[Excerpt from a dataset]
================
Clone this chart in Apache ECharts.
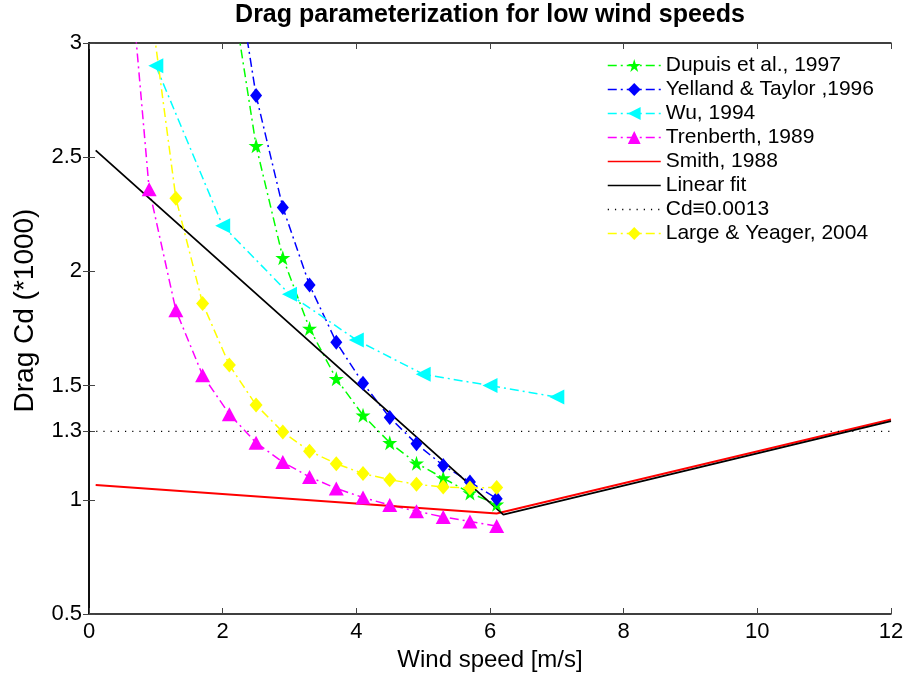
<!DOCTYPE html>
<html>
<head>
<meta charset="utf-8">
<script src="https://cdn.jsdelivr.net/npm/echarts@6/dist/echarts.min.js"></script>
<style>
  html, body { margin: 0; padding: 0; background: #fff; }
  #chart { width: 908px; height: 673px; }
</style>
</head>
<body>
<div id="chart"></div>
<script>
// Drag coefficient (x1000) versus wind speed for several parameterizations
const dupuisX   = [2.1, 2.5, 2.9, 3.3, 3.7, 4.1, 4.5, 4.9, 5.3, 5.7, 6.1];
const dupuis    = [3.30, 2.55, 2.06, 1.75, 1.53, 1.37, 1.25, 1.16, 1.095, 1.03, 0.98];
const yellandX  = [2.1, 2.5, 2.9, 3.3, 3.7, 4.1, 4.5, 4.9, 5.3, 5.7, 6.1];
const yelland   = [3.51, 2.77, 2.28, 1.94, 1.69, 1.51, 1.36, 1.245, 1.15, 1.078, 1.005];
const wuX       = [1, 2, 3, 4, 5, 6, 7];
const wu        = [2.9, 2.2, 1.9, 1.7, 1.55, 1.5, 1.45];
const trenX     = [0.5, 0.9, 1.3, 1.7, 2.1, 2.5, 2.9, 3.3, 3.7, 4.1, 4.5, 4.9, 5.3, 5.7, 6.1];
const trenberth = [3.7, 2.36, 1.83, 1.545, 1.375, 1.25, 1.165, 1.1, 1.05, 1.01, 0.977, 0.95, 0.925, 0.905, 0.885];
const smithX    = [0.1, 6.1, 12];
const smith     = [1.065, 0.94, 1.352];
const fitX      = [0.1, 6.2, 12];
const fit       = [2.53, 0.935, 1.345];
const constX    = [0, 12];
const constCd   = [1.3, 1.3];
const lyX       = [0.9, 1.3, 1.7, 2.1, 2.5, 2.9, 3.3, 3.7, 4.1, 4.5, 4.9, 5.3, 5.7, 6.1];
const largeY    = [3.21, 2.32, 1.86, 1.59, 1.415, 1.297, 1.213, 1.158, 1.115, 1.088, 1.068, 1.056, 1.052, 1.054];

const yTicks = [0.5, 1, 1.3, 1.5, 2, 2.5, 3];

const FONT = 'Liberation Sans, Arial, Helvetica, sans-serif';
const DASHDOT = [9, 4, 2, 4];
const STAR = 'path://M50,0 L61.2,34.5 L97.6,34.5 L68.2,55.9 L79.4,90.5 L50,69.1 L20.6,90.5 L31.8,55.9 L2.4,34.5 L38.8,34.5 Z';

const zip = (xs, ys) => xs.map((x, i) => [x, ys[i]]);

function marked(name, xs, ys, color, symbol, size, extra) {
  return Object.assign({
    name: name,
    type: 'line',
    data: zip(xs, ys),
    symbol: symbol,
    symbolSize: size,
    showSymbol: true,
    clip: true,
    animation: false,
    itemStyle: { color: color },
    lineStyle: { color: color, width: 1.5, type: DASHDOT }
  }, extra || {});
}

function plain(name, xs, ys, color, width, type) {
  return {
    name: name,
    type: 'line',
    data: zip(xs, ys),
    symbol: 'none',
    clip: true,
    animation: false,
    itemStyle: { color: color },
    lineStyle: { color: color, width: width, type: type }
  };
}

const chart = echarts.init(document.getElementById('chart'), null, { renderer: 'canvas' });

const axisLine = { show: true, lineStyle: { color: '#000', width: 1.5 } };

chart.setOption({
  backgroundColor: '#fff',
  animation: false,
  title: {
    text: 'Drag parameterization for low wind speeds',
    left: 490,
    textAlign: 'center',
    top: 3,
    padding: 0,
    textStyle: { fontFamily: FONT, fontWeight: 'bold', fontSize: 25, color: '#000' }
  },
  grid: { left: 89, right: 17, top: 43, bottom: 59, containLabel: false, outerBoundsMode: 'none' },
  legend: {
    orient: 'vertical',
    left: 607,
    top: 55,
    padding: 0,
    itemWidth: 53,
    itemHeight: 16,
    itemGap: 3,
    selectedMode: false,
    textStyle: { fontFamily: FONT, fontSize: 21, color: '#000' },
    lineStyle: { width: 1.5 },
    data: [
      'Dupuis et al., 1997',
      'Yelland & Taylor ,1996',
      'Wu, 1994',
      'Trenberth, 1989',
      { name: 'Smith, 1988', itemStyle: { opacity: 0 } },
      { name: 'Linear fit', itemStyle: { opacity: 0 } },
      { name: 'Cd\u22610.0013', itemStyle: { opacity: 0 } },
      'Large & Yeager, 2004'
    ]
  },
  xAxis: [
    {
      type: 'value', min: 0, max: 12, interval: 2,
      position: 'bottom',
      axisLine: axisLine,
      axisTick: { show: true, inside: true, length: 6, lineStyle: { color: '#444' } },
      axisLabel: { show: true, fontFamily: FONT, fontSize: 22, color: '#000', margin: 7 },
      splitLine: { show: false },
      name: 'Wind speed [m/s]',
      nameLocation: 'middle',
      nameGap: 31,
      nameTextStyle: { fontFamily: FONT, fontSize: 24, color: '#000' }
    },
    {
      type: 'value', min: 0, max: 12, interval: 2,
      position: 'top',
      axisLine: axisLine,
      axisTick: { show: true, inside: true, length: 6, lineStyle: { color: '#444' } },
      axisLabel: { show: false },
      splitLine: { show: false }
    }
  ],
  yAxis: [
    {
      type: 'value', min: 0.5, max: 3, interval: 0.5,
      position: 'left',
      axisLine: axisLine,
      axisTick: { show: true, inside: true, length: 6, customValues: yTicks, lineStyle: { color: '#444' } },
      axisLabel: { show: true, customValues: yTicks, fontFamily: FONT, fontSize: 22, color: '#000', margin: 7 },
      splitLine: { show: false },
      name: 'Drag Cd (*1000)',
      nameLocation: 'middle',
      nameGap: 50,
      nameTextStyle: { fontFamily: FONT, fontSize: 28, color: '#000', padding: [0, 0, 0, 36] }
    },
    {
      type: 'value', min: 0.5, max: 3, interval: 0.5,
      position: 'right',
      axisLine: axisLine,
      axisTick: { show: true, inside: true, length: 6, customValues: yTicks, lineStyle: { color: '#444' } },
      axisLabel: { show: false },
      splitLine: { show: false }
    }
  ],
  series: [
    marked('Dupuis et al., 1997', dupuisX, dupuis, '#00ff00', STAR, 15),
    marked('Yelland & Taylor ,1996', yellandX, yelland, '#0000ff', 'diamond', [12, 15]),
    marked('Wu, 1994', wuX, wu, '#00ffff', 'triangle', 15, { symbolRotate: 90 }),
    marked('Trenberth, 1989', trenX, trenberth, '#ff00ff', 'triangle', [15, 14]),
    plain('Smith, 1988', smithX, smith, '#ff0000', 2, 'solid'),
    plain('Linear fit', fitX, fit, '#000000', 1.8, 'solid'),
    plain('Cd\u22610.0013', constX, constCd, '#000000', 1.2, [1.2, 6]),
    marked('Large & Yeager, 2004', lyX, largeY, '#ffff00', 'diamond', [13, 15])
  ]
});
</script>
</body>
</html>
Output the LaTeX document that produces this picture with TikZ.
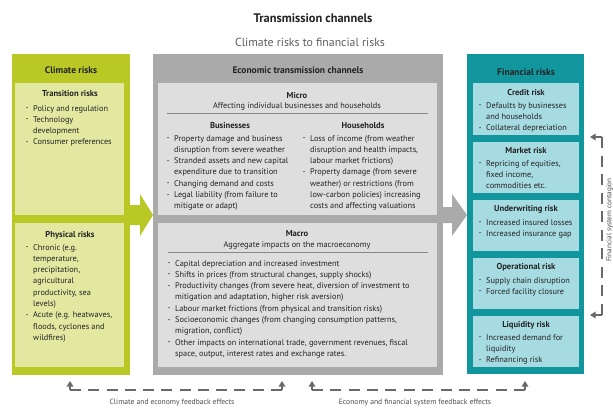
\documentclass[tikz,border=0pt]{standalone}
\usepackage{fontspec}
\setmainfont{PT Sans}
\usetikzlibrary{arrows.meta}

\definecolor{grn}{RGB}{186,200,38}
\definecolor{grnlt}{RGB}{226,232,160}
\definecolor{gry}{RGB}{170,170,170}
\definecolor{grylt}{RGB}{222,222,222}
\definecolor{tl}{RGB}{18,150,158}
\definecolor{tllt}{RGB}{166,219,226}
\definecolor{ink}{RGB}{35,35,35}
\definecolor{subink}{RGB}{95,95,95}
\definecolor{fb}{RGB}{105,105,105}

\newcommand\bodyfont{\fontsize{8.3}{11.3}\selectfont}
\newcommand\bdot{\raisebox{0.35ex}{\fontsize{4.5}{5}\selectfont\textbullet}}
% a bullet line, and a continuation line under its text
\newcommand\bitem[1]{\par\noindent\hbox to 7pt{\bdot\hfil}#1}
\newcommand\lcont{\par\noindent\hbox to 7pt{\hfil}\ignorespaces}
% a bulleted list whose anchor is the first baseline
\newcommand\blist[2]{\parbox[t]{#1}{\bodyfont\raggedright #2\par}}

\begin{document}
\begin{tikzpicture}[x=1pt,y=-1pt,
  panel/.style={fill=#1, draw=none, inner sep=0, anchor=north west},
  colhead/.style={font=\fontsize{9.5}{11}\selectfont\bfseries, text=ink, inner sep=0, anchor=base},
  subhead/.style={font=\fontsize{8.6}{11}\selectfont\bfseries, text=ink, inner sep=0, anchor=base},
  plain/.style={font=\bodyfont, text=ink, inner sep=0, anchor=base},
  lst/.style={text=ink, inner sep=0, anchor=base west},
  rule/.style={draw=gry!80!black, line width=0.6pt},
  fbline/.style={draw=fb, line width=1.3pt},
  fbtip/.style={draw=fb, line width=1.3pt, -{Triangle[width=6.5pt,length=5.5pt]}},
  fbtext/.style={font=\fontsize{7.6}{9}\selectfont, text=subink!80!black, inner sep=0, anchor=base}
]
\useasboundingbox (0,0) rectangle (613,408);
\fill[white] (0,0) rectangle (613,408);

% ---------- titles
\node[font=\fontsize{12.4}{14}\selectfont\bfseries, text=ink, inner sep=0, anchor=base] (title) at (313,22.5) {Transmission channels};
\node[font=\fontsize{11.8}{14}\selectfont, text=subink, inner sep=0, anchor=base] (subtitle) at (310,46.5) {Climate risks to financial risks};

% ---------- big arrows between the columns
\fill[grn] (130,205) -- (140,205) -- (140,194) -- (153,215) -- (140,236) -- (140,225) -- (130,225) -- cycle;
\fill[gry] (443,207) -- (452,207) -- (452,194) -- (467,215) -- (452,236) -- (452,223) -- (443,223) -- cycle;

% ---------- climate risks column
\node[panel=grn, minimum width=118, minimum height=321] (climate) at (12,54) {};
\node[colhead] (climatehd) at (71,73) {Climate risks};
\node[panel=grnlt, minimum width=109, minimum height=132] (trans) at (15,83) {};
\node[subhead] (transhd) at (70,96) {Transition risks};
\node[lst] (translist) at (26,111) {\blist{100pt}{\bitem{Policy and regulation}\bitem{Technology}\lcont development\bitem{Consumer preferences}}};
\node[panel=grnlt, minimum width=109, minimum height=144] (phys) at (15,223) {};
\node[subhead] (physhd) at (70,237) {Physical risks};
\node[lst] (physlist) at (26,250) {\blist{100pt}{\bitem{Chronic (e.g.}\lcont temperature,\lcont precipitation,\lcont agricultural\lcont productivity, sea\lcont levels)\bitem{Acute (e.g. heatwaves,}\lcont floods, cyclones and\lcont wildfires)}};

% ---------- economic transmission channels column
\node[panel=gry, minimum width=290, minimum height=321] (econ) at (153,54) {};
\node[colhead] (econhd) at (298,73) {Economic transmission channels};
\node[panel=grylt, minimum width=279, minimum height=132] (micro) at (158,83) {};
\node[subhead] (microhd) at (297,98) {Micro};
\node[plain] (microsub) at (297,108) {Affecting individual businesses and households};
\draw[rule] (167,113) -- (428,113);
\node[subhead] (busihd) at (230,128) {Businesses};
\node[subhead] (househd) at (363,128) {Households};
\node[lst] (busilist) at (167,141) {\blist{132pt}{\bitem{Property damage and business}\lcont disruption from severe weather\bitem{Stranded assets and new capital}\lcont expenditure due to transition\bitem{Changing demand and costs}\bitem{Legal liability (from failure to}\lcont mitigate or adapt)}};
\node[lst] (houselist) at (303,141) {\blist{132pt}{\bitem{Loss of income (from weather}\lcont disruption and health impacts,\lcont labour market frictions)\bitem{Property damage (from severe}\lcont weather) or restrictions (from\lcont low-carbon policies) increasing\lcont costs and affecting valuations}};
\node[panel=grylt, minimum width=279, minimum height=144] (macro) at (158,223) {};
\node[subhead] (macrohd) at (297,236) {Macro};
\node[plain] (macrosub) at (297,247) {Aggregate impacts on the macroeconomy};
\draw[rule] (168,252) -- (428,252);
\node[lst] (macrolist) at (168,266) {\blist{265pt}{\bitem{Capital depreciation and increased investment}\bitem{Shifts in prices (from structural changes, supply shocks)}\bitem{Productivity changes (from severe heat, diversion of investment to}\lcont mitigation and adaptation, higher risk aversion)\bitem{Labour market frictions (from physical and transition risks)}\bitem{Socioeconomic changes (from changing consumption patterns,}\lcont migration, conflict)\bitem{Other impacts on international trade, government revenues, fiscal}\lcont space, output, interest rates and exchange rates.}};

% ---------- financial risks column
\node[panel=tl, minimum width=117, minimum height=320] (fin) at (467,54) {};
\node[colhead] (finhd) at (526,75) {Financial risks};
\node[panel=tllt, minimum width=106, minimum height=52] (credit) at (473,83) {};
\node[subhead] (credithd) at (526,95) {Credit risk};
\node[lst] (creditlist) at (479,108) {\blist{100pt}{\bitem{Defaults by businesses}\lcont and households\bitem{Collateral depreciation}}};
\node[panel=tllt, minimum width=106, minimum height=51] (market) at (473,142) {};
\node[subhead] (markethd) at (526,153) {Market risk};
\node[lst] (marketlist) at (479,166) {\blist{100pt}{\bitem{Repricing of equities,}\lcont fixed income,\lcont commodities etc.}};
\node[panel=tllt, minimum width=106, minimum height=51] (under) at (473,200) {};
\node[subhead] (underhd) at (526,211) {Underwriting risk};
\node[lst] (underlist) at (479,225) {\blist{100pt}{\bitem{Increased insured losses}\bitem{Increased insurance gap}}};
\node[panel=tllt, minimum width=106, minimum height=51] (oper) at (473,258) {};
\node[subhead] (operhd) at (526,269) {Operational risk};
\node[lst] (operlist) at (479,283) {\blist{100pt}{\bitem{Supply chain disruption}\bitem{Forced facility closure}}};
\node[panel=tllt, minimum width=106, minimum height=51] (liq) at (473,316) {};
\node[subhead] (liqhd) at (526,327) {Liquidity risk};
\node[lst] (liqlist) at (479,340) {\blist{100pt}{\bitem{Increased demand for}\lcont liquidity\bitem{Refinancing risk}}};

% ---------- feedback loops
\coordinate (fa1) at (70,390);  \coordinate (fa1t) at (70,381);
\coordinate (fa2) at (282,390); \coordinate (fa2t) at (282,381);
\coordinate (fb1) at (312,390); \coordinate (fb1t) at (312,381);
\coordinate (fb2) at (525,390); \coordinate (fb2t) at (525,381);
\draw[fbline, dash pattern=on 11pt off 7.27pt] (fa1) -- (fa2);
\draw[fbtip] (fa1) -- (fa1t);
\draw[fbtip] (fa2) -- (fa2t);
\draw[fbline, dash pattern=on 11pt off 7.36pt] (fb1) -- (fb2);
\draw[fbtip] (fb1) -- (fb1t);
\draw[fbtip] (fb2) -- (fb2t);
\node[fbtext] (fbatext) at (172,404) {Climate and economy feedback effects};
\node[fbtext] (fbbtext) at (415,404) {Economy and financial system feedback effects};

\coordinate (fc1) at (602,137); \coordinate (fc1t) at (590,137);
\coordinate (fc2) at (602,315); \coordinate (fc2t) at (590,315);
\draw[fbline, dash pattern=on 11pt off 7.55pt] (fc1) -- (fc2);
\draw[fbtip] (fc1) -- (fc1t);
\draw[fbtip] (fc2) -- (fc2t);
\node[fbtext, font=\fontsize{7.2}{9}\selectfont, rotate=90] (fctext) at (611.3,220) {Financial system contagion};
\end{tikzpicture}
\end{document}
================
__Your goal__. Reproduce, word for word, every line from the start of the records down to and including the line with "const zip = (xs, ys)"; skip the pictures.

__The reply__.
Clone this chart in Apache ECharts.
<!DOCTYPE html>
<html>
<head>
<meta charset="utf-8">
<script src="https://cdn.jsdelivr.net/npm/echarts@6/dist/echarts.min.js"></script>
<style>
  html, body { margin: 0; padding: 0; background: #fff; }
  #chart { width: 908px; height: 673px; }
</style>
</head>
<body>
<div id="chart"></div>
<script>
// Drag coefficient (x1000) versus wind speed for several parameterizations
const dupuisX   = [2.1, 2.5, 2.9, 3.3, 3.7, 4.1, 4.5, 4.9, 5.3, 5.7, 6.1];
const dupuis    = [3.30, 2.55, 2.06, 1.75, 1.53, 1.37, 1.25, 1.16, 1.095, 1.03, 0.98];
const yellandX  = [2.1, 2.5, 2.9, 3.3, 3.7, 4.1, 4.5, 4.9, 5.3, 5.7, 6.1];
const yelland   = [3.51, 2.77, 2.28, 1.94, 1.69, 1.51, 1.36, 1.245, 1.15, 1.078, 1.005];
const wuX       = [1, 2, 3, 4, 5, 6, 7];
const wu        = [2.9, 2.2, 1.9, 1.7, 1.55, 1.5, 1.45];
const trenX     = [0.5, 0.9, 1.3, 1.7, 2.1, 2.5, 2.9, 3.3, 3.7, 4.1, 4.5, 4.9, 5.3, 5.7, 6.1];
const trenberth = [3.7, 2.36, 1.83, 1.545, 1.375, 1.25, 1.165, 1.1, 1.05, 1.01, 0.977, 0.95, 0.925, 0.905, 0.885];
const smithX    = [0.1, 6.1, 12];
const smith     = [1.065, 0.94, 1.352];
const fitX      = [0.1, 6.2, 12];
const fit       = [2.53, 0.935, 1.345];
const constX    = [0, 12];
const constCd   = [1.3, 1.3];
const lyX       = [0.9, 1.3, 1.7, 2.1, 2.5, 2.9, 3.3, 3.7, 4.1, 4.5, 4.9, 5.3, 5.7, 6.1];
const largeY    = [3.21, 2.32, 1.86, 1.59, 1.415, 1.297, 1.213, 1.158, 1.115, 1.088, 1.068, 1.056, 1.052, 1.054];

const yTicks = [0.5, 1, 1.3, 1.5, 2, 2.5, 3];

const FONT = 'Liberation Sans, Arial, Helvetica, sans-serif';
const DASHDOT = [9, 4, 2, 4];
const STAR = 'path://M50,0 L61.2,34.5 L97.6,34.5 L68.2,55.9 L79.4,90.5 L50,69.1 L20.6,90.5 L31.8,55.9 L2.4,34.5 L38.8,34.5 Z';

const zip = (xs, ys) => xs.map((x, i) => [x, ys[i]]);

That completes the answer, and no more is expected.